Idemitsu admits link to spying

MINING company Idemitsu Australia Resources has admitted to being linked to the companies accused of hiring spies to infiltrate protesters opposed to the expansion of coal mining in New South Wales.

Sadie Davidson

The admission comes just days after Fairfax Media revealed the failed operation.

Fairfax alleged the Centre for Intelligence and Risk Management was responsible for the infiltration, which saw former military and intelligence officers act as anti-coal activists in order to send field reports back to CIRM.

It has since come to light that CIRM was working for C5 Management Solutions and Strongs Security Services, the same two firms Idemitsu uses for security at its Boggabri mine.

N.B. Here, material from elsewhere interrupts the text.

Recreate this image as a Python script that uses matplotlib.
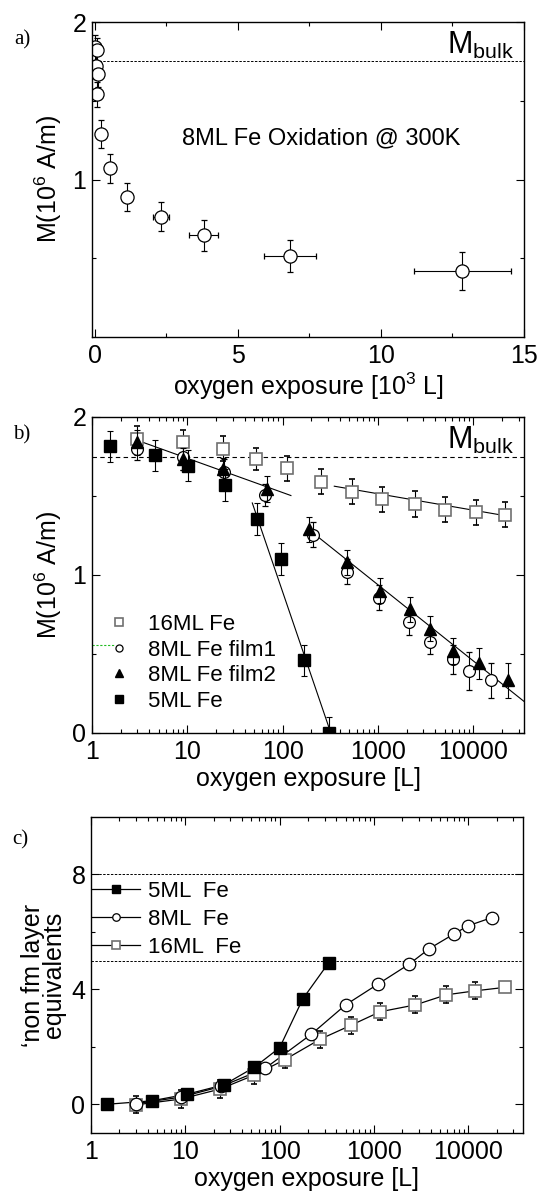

C5 Management Solutions reportedly oversaw the hiring of the private intelligence operatives, requiring them to sign non-disclosure agreements before they infiltrated the group of anti-coal protestors.

“Idemitsu has contracted Strongs Security and C5 Management Solutions to provide security services and advice," Idemitsu chief operating officer Rod Bridges told The Sydney Morning Herald.

According to the statement released by the company: “Both contracts require that these firms will carry out their services pursuant to the law and all applicable regulations”

Bridges insisted he simply “did not ask questions” as to where the security companies were getting their information from.

He told Fairfax he had little knowledge of Strongs Security despite awarding it the security contract only six months ago, though he believed it was headed by an "ex-French foreign legionnaire".

He added that he was not aware the security companies were contracting spies.

"I was pretty shocked by what I saw in the newspaper," he told reporters.

Bridges attempted to turn attention towards the protestors, pointing to the "increasingly aggressive and dangerous" actions of activists, known as the Leard Forest Alliance, which required high level security.

"These people have a right to their viewpoint. They do not have a right to break the law and put personal safety at risk for the sake of publicity and to interrupt a legitimate business,” he said.